Aim of the exercise
Give again, exactly as written, the lines of the records below from the line with "Recreate this image" to the line with "const toData = arr". Both end lines count; pictures do not.

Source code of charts
------------------------------

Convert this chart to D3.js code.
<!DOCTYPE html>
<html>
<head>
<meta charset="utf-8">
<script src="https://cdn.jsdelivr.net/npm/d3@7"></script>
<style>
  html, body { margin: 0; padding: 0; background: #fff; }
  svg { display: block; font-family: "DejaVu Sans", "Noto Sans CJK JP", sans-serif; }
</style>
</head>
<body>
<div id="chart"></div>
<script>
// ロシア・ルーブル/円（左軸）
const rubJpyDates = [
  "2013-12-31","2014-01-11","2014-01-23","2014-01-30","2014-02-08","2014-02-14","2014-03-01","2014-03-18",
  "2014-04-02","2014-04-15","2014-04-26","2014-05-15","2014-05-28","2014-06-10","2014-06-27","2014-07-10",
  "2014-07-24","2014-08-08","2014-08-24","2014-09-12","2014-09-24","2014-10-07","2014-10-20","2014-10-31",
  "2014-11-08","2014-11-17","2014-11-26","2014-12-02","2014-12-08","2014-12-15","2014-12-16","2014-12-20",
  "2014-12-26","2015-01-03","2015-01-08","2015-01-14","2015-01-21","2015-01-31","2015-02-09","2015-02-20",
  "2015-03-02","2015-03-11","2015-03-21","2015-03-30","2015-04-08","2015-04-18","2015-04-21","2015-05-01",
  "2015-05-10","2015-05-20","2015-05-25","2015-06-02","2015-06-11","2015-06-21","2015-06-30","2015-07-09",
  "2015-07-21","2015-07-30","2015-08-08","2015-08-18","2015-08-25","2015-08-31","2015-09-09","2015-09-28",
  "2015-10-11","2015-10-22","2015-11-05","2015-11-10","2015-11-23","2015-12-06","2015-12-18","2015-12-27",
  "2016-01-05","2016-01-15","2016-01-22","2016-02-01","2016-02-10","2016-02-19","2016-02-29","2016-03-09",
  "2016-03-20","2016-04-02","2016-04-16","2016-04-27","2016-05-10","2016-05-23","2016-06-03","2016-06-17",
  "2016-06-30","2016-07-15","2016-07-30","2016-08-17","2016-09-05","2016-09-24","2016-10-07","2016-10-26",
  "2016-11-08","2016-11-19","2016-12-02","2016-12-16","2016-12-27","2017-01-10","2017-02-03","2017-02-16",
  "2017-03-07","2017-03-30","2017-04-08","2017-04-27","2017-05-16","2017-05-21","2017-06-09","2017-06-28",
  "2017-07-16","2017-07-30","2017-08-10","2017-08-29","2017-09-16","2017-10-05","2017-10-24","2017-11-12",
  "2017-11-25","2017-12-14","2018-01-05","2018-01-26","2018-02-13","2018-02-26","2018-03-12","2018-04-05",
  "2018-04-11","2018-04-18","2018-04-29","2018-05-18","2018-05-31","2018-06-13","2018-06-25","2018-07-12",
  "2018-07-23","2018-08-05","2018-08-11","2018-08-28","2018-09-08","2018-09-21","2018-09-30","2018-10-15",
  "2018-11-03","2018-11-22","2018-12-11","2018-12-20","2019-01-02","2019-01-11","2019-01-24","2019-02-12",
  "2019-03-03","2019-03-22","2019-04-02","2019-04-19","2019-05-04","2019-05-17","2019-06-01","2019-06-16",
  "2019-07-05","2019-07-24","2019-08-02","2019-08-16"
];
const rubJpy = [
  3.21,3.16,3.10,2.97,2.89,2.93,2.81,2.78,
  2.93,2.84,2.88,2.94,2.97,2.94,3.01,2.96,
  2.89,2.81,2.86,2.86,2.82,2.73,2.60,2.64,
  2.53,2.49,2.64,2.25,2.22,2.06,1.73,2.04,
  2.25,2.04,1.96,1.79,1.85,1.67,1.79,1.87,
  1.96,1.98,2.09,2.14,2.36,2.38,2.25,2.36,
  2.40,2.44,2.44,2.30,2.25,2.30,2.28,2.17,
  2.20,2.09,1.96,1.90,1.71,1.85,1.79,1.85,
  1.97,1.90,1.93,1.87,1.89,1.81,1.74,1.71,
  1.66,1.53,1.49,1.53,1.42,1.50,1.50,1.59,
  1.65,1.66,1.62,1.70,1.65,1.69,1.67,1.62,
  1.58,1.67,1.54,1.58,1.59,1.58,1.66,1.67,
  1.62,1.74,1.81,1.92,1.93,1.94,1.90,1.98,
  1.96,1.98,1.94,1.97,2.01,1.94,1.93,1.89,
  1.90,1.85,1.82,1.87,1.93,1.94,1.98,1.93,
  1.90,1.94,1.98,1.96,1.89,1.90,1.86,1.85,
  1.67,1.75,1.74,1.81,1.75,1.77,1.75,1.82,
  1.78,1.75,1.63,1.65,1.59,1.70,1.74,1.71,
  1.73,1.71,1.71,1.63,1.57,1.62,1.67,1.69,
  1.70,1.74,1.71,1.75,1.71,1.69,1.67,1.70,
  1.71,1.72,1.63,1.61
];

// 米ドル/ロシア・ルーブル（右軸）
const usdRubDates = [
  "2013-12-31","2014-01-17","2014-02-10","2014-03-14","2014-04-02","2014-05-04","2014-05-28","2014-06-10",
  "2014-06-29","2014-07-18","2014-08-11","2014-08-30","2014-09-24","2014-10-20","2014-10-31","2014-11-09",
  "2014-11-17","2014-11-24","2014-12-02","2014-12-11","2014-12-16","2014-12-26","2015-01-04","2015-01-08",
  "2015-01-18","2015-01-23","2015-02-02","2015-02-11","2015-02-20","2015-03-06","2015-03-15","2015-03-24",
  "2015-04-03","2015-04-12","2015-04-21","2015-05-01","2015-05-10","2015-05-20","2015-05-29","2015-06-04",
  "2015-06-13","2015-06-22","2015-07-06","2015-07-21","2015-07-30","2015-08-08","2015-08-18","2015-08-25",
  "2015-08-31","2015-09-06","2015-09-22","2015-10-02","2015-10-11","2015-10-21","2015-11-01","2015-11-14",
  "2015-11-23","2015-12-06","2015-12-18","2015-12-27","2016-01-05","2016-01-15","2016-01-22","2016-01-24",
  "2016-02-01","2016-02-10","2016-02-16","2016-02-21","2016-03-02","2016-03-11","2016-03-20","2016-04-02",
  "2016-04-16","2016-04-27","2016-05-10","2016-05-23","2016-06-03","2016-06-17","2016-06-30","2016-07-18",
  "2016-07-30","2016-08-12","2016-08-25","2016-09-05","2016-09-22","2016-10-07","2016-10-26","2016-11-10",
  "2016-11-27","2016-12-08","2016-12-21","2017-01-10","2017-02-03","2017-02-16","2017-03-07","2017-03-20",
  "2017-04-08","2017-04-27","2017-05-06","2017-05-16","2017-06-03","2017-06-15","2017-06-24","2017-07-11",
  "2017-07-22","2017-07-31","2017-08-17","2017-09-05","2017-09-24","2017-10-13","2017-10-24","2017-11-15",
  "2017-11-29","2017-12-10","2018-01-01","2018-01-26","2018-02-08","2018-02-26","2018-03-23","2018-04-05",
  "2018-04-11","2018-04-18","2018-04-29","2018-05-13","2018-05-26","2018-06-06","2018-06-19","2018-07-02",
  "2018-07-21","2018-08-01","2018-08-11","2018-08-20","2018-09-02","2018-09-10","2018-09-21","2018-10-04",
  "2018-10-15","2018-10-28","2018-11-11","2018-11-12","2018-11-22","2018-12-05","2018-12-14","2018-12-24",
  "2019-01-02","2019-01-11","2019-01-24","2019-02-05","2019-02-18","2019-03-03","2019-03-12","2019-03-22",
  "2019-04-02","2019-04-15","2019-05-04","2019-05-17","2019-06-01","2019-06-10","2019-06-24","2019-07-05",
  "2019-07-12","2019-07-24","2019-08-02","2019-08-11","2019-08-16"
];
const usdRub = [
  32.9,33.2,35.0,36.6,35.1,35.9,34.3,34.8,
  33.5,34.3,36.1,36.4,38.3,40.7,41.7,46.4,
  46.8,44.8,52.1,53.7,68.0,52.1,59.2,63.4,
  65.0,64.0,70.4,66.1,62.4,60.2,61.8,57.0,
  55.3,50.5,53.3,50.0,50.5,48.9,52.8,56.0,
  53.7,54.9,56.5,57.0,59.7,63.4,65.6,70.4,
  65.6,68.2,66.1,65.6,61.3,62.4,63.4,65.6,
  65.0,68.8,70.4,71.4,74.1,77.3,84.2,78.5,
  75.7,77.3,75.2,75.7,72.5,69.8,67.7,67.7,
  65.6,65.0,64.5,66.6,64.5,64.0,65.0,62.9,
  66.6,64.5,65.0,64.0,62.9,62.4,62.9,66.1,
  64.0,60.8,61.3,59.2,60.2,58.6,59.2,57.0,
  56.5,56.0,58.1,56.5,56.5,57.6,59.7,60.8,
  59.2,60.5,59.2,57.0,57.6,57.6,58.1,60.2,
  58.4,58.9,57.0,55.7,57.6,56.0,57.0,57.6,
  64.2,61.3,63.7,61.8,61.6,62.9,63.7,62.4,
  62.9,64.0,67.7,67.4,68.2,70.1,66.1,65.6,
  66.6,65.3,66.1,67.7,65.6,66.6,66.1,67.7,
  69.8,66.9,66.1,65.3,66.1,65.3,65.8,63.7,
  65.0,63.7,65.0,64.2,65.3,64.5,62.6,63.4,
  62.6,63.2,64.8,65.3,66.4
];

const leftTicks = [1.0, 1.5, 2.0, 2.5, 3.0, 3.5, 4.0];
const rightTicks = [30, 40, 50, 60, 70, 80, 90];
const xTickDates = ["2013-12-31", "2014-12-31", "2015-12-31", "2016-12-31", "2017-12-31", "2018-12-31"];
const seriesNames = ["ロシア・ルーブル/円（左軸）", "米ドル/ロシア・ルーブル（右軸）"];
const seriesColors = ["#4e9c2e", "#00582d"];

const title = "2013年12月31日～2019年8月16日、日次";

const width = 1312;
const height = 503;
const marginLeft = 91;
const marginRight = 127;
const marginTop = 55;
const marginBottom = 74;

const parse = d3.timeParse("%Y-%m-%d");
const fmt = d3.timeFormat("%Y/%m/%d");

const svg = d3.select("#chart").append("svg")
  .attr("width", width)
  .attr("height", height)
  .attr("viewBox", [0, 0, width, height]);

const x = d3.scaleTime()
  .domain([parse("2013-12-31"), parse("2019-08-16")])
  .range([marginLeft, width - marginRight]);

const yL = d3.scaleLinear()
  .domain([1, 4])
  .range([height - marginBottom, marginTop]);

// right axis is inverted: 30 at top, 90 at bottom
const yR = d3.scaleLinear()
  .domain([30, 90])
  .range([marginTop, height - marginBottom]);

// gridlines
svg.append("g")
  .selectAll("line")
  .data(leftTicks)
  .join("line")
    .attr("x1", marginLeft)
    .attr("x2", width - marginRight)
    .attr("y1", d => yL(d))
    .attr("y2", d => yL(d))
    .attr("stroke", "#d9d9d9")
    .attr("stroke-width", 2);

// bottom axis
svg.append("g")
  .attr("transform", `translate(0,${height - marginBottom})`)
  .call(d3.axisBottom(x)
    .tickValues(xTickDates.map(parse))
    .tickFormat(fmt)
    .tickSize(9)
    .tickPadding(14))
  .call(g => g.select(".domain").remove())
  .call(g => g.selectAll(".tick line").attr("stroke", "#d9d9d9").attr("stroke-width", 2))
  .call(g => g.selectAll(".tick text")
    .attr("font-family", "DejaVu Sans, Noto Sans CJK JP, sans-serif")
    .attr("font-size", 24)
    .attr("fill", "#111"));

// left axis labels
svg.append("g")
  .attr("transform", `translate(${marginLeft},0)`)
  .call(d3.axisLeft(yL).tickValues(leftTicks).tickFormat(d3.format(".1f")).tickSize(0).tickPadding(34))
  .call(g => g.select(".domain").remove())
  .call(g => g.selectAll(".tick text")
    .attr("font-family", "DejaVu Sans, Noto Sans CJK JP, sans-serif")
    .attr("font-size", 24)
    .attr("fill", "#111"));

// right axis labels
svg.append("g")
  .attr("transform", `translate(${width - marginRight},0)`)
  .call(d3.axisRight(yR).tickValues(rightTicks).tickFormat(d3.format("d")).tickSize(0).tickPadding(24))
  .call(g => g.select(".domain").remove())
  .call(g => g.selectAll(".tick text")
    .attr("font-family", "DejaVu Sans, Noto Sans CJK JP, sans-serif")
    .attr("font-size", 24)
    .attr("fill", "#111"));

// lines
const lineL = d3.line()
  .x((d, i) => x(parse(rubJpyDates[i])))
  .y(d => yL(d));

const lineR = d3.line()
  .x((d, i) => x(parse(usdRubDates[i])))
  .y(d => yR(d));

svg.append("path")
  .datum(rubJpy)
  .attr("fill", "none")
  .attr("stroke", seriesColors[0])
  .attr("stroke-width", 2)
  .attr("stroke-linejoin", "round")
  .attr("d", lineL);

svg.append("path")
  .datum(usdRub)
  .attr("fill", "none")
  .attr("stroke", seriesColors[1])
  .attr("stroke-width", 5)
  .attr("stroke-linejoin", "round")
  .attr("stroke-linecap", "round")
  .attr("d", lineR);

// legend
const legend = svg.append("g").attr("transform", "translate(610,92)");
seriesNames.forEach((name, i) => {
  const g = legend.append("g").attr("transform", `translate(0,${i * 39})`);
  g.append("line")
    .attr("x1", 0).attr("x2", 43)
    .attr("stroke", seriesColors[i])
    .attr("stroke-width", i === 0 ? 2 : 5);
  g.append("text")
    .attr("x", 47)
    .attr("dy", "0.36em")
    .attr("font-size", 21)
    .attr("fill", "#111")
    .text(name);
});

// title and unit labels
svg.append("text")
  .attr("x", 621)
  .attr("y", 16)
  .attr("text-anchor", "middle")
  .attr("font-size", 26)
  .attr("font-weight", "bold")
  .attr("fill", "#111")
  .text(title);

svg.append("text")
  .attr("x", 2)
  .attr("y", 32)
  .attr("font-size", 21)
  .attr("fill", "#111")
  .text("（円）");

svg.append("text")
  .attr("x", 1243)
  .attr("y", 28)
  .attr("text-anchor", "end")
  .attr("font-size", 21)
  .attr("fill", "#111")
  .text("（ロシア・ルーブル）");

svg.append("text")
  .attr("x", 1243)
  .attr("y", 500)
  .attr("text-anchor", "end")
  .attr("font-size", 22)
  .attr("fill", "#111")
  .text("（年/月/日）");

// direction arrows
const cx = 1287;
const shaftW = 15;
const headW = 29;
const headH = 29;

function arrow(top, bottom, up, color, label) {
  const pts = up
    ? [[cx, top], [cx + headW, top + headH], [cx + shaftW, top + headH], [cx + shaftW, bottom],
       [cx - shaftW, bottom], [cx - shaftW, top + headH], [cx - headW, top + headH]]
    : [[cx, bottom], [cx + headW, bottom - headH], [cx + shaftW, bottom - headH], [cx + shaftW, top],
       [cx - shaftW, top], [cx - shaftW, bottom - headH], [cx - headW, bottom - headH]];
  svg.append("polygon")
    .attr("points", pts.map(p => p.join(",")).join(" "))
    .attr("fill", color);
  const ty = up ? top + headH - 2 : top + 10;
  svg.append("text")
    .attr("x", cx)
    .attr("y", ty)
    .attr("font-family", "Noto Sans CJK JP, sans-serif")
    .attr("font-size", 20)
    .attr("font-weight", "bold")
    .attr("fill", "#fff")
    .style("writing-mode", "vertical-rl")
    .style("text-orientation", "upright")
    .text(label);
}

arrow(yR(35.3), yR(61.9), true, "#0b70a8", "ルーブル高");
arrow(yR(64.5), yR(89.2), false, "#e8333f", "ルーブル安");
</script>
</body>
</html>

------------------------------

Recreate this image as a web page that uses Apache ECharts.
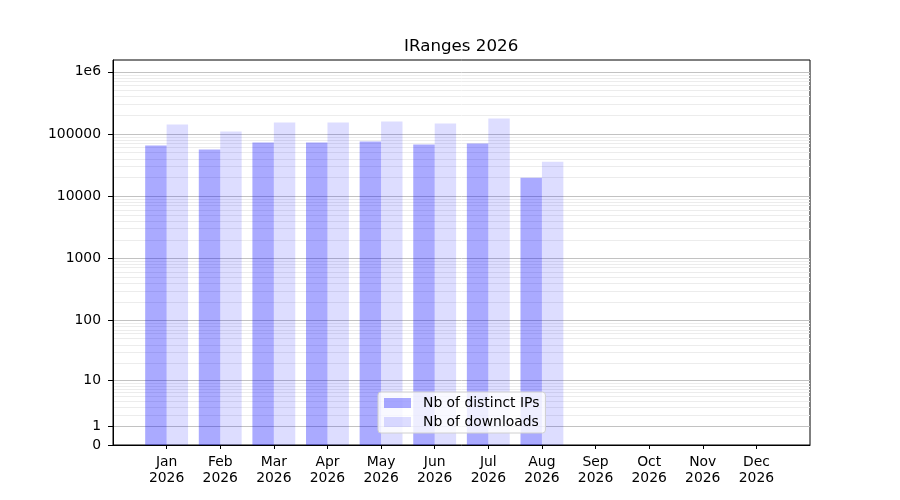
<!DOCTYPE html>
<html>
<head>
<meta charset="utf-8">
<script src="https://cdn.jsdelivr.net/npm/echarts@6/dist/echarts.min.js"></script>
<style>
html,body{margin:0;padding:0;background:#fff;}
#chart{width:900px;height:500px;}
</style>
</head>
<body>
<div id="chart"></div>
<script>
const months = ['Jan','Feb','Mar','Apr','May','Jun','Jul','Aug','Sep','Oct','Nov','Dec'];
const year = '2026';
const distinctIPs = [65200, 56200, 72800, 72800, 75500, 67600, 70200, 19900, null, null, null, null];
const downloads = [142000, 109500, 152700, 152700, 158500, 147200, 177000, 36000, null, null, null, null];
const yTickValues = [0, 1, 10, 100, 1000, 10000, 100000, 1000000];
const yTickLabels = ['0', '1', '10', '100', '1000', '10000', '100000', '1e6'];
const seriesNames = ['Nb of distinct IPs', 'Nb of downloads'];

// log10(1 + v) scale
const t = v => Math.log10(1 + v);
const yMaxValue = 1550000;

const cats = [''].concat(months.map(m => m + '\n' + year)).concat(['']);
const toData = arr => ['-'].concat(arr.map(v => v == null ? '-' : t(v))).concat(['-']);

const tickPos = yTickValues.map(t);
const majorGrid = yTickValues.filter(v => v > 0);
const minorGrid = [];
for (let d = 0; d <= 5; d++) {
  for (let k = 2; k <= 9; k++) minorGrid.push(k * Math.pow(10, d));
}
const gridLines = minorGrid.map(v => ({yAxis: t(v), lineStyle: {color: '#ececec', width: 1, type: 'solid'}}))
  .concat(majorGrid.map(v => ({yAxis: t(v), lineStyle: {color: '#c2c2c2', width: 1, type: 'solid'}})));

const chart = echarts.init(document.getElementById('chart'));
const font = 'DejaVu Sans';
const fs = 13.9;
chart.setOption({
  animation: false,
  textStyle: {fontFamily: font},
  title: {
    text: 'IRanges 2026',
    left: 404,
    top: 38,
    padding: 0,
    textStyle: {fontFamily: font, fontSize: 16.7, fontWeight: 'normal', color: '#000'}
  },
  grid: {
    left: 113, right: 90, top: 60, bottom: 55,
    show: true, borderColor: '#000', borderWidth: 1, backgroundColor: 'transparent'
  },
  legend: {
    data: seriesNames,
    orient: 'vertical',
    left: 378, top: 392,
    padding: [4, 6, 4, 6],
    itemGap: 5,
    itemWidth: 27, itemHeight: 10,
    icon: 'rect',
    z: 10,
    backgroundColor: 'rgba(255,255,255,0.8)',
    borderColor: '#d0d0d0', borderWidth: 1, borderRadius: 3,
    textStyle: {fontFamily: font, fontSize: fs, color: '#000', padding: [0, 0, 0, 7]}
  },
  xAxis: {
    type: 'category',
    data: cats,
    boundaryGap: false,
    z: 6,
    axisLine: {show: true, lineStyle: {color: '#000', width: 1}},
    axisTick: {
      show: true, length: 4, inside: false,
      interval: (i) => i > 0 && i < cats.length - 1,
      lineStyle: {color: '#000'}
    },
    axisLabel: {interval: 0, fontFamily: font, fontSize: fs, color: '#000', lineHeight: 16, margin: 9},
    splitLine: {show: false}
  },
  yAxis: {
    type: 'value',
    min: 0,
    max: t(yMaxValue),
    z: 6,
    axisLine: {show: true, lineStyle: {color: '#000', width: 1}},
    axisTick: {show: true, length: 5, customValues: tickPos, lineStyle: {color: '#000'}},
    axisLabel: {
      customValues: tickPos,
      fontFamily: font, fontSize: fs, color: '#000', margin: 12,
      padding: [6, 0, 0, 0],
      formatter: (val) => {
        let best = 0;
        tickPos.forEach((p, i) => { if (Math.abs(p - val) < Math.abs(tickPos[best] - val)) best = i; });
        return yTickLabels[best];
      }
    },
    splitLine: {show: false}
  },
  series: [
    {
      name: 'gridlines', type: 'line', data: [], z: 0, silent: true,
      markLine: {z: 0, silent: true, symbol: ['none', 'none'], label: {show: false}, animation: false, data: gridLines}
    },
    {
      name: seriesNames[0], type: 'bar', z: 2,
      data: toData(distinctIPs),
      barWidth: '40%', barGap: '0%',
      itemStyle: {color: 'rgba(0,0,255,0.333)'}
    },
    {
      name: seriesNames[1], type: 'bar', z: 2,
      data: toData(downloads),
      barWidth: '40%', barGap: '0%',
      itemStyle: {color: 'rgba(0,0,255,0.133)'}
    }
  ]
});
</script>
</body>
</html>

------------------------------

Solution to this task
Recreate this image as a web page that uses Apache ECharts.
<!DOCTYPE html>
<html>
<head>
<meta charset="utf-8">
<script src="https://cdn.jsdelivr.net/npm/echarts@6/dist/echarts.min.js"></script>
<style>
html,body{margin:0;padding:0;background:#fff;}
#chart{width:900px;height:500px;}
</style>
</head>
<body>
<div id="chart"></div>
<script>
const months = ['Jan','Feb','Mar','Apr','May','Jun','Jul','Aug','Sep','Oct','Nov','Dec'];
const year = '2026';
const distinctIPs = [65200, 56200, 72800, 72800, 75500, 67600, 70200, 19900, null, null, null, null];
const downloads = [142000, 109500, 152700, 152700, 158500, 147200, 177000, 36000, null, null, null, null];
const yTickValues = [0, 1, 10, 100, 1000, 10000, 100000, 1000000];
const yTickLabels = ['0', '1', '10', '100', '1000', '10000', '100000', '1e6'];
const seriesNames = ['Nb of distinct IPs', 'Nb of downloads'];

// log10(1 + v) scale
const t = v => Math.log10(1 + v);
const yMaxValue = 1550000;

const cats = [''].concat(months.map(m => m + '\n' + year)).concat(['']);
const toData = arr => ['-'].concat(arr.map(v => v == null ? '-' : t(v))).concat(['-']);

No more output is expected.